The 3-step checklist I use now (and why it works)
I call it the “3-D Verification”: Dimension, Dielectric, Datasheet. Here's how it breaks down:
1. Dimension — confirm the package physically
Yes, the part number often tells you the size. GRM188 = 0805 (2012 metric). GRM155 = 0402 (1005 metric). But here's the thing: I once assumed 0805 was smaller than it actually was. Always open the mechanical drawing. Print the outline at 1:1 and lay it on your PCB footprint. That simple check caught 12 mismatched sizes in the last year alone.
2. Dielectric — don't trust the 'X7R' label alone
A lot of engineers think X7R is X7R. That was true 10 years ago when options were limited. Today, Murata has multiple X7R variants with different capacitance stability curves. For example, the GRM188R71H104KA93D is a standard X7R, but if you need higher stability, you might need C0G/NP0. This was a point I struggled with early on. Put another way: always look at the temperature coefficient curve in the datasheet. A 'good' X7R might change capacitance by ±15% across temperature. That can be a deal-breaker for precision circuits.
3. Datasheet — the last five minutes before ordering
I used to skip the full datasheet. Now I always scan the 'Application Notes' and 'Packaging Information' sections. A recent gotcha: Murata's GRM series uses different tape and reel material for certain capacitance values. If you're using a pick-and-place machine, the wrong tape can cause feeding errors. That cost us a day of production downtime last year. So now we double-check the packaging spec (embossed vs. paper tape).
Common misconceptions I used to believe
Let me rephrase that: there were a few myths I operated under that cost me dearly.
- “All 0805 capacitors are the same size.” No. Murata's 0805 dimensions are 2.0×1.25×0.85 mm (max height 0.95 mm for some high-capacitance parts). But if you look at a different series (e.g., GRM21B for 0805), the height can be 1.25 mm. That tiny difference scrapes against the enclosure. I've seen it happen.

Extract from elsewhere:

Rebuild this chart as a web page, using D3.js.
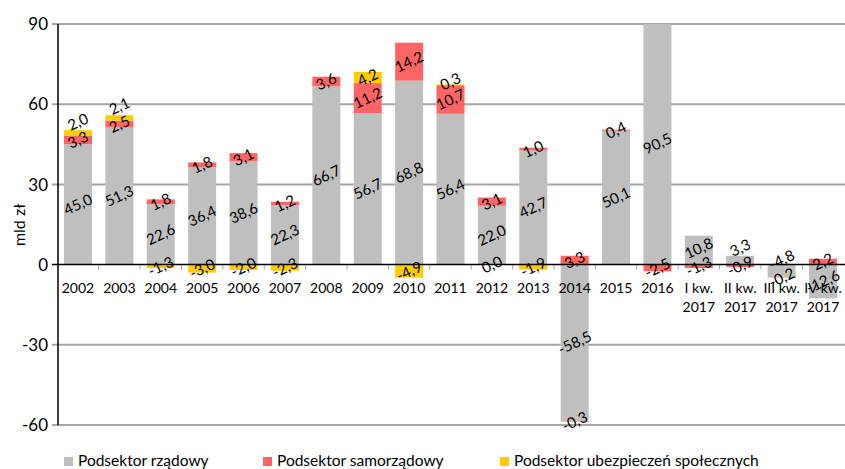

- “Higher voltage rating is always safe.” Actually, using a 100V-rated capacitor where 50V was needed can cause issues in some RF applications. The article: higher voltage ratings often have lower SRF (self-resonant frequency). For decoupling capacitors, you might unintentionally shift the frequency response. Something I learned the hard way when a filter circuit didn't perform as expected.
- “I can just match the first few digits of a competitor's part number to Murata.” No, that's a red flag. Murata's part numbering scheme is unique. GRM188R71H104KA93D is not the same as TDK's C1608X7R1H104K. Even if capacitance, voltage, and size match, the tolerances and reliability can differ. Always cross-reference using an official tool like Murata's SimSurfing or a supplier's parametric search.
When this checklist doesn't apply
I'll be honest: this checklist is overkill if you're ordering standard, low-volume quantities for prototyping. For a single 5-piece sample order, spending 15 minutes on verification might not be worth it. But once you cross into production quantities (50+ or 500+), the risk-reward flips. Also, if you're working with a trusted distributor that does pre-screening for you, you can relax a bit. But I've never fully understood why some distributors catch errors and others don't. If you have insight on that, I'd love to hear it.
One more thing: don't rely solely on the 'RoHS' or 'AEC-Q200' label. Murata offers automotive-grade parts (GRM series with 'A' suffix), but not every part has those qualifications. If you assume all GRM parts are AEC-Q200, you might end up with non-compliant components for a safety-critical design. That's a mistake I almost made during a Q3 2023 project—caught it just in time because of the checklist.
The bottom line is this: investing 5 minutes in verification saves you from 5 days of correction. Take it from someone who learned it the $890 way.